(Records from a collection)
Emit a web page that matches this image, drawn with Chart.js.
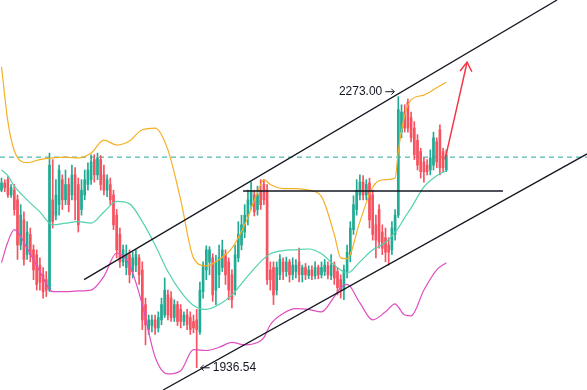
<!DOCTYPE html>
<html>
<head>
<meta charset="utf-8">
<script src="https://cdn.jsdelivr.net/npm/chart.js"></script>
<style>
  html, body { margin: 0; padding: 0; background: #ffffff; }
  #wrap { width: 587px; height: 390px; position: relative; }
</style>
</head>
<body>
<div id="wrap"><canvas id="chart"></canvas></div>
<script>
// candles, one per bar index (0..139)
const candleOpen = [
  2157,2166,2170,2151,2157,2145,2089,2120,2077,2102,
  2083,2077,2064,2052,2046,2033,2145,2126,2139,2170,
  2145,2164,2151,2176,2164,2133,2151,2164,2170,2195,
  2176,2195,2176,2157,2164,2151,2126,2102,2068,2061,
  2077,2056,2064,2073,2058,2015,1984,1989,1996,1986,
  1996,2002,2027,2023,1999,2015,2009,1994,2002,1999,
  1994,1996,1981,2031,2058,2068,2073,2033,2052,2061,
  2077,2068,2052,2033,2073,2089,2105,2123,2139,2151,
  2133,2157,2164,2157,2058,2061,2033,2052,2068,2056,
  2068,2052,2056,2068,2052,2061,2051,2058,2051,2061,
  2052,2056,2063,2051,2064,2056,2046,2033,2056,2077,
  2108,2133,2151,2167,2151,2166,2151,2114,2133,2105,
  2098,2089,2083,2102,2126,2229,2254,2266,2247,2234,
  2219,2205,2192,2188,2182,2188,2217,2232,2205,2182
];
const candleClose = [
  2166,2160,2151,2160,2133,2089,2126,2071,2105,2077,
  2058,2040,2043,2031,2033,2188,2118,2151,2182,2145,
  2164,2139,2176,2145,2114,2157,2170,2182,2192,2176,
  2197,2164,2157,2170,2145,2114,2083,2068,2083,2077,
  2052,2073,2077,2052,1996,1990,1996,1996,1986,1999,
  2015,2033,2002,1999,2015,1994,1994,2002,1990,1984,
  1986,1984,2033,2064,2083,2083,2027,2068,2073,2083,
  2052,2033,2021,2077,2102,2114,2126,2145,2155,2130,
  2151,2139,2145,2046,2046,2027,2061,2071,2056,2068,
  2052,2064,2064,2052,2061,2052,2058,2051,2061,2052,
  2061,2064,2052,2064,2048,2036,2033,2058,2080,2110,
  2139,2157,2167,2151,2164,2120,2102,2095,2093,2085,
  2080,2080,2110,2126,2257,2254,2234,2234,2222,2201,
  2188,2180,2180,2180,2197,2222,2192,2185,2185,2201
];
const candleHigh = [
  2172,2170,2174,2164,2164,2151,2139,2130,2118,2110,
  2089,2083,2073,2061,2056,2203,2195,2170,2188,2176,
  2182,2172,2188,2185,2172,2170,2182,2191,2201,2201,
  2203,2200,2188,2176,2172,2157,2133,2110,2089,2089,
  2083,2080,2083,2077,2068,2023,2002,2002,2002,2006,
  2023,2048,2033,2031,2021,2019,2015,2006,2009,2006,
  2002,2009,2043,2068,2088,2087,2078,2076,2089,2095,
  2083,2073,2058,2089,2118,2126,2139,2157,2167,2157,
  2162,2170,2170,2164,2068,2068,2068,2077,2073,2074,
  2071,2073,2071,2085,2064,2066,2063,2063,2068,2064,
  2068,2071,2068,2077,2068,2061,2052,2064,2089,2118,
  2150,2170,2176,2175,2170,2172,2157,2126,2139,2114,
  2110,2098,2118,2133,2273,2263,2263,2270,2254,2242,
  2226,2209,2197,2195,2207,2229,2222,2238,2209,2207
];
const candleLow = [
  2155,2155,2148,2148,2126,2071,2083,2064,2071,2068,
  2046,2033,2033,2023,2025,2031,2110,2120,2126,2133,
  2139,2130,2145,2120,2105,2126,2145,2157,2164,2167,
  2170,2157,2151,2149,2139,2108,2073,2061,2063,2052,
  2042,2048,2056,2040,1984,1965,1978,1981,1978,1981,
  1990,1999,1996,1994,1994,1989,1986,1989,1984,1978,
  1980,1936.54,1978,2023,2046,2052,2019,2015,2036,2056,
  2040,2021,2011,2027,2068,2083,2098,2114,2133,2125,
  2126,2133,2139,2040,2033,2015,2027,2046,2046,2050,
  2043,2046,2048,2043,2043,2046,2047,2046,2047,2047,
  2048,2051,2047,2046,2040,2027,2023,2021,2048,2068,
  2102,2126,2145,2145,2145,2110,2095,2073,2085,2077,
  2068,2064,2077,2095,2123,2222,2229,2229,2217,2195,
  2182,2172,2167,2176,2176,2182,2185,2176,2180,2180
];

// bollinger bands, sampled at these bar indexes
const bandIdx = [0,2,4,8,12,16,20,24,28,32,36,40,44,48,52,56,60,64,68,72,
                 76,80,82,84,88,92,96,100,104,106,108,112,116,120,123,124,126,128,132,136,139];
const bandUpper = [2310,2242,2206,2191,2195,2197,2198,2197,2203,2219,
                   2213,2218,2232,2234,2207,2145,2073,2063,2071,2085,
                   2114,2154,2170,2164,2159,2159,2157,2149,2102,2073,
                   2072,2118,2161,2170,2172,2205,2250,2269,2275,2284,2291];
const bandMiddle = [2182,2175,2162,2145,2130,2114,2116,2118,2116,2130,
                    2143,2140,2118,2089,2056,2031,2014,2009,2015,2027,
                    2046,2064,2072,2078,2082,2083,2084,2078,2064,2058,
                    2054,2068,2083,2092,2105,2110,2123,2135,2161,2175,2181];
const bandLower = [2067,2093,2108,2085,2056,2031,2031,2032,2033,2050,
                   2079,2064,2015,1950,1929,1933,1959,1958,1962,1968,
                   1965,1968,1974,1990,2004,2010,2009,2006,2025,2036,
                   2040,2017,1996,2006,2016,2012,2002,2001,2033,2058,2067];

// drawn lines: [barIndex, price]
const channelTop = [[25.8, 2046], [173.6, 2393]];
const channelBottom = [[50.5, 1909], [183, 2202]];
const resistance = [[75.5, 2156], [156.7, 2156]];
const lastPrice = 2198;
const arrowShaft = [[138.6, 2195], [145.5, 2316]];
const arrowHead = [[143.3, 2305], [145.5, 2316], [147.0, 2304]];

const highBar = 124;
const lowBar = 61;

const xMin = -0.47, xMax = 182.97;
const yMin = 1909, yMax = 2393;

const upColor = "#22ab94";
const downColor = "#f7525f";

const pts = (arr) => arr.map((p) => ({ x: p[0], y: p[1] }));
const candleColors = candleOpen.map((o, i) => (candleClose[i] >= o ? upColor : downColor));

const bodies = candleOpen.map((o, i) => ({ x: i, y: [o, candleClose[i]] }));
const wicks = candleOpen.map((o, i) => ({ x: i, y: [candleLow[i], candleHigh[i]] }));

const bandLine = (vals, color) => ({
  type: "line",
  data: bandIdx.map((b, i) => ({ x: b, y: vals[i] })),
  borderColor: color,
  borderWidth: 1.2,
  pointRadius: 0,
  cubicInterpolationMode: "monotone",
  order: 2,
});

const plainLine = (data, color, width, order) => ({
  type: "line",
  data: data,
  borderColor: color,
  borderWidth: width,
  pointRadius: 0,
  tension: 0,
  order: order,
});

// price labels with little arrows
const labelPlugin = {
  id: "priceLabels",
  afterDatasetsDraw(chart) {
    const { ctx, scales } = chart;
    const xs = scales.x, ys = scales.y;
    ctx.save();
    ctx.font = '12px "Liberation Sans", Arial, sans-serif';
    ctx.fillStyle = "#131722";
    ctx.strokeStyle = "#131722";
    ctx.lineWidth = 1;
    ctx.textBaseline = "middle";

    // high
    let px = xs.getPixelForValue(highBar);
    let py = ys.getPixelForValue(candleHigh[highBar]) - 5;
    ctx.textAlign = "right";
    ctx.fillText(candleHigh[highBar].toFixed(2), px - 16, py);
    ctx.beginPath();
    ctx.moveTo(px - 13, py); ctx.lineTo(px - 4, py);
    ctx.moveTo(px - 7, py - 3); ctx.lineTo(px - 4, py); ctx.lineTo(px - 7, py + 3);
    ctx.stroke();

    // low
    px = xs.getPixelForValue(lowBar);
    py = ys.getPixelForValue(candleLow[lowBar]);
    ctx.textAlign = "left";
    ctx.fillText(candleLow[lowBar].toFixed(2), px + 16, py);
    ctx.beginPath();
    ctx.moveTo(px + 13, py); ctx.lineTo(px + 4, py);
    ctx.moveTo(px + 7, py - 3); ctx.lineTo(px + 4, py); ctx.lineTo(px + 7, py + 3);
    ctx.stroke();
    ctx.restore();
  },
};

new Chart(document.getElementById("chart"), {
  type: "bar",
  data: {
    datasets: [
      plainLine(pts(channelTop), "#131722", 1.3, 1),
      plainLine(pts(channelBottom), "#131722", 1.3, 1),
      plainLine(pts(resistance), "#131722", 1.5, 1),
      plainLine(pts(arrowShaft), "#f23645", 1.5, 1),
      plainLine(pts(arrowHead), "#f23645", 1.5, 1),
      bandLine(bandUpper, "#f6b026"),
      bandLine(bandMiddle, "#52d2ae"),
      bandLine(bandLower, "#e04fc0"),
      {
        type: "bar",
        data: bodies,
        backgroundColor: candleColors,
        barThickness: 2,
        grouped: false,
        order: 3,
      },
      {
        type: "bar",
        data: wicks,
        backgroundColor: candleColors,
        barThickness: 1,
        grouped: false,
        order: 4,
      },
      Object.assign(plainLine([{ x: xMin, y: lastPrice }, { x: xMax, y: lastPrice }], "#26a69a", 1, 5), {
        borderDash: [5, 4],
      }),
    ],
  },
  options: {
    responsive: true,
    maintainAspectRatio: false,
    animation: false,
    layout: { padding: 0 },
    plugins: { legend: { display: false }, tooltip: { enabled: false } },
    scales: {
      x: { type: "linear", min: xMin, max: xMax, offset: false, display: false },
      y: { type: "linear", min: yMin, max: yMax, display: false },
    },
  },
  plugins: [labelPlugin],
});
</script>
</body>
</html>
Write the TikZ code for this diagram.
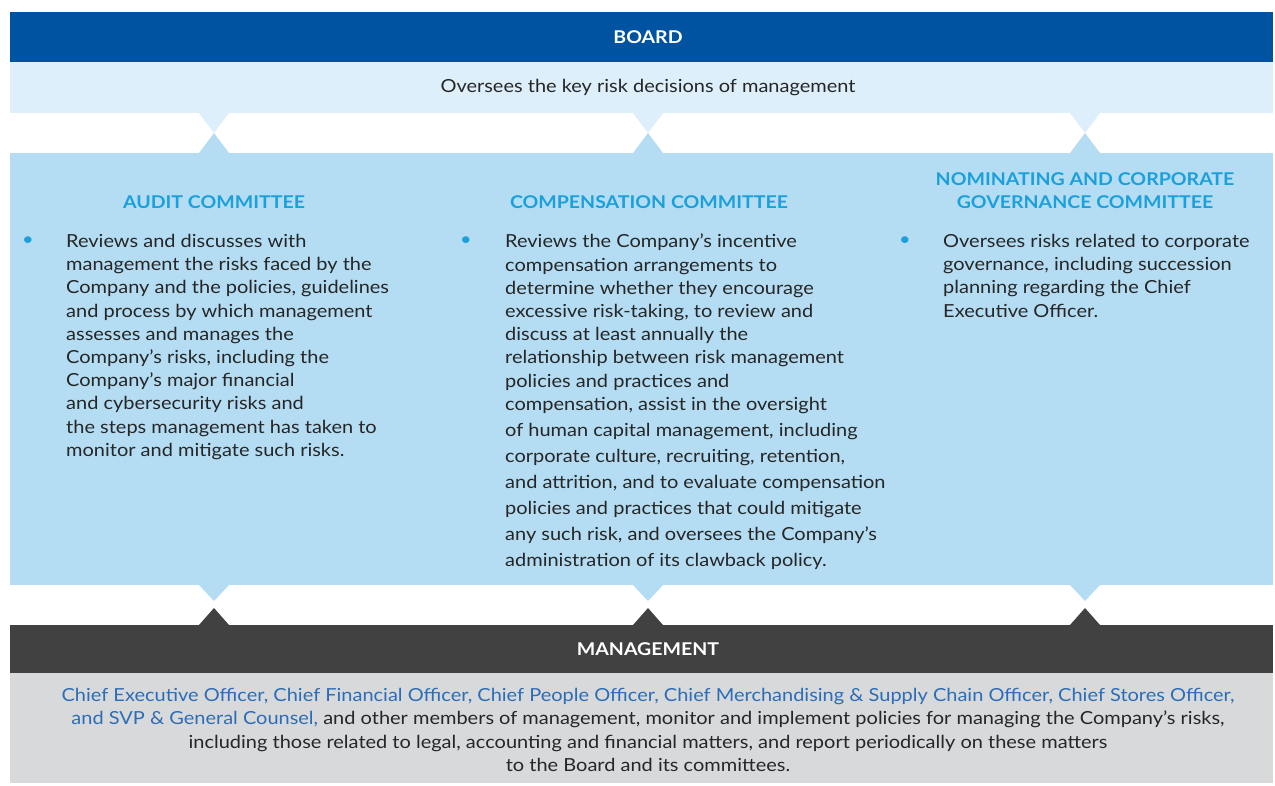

YOUR GOAL: Where a line above holds the string "this", show that line.

REPLY:
Emit a web page that matches this image, drawn with Chart.js.
Write the TikZ code for this diagram.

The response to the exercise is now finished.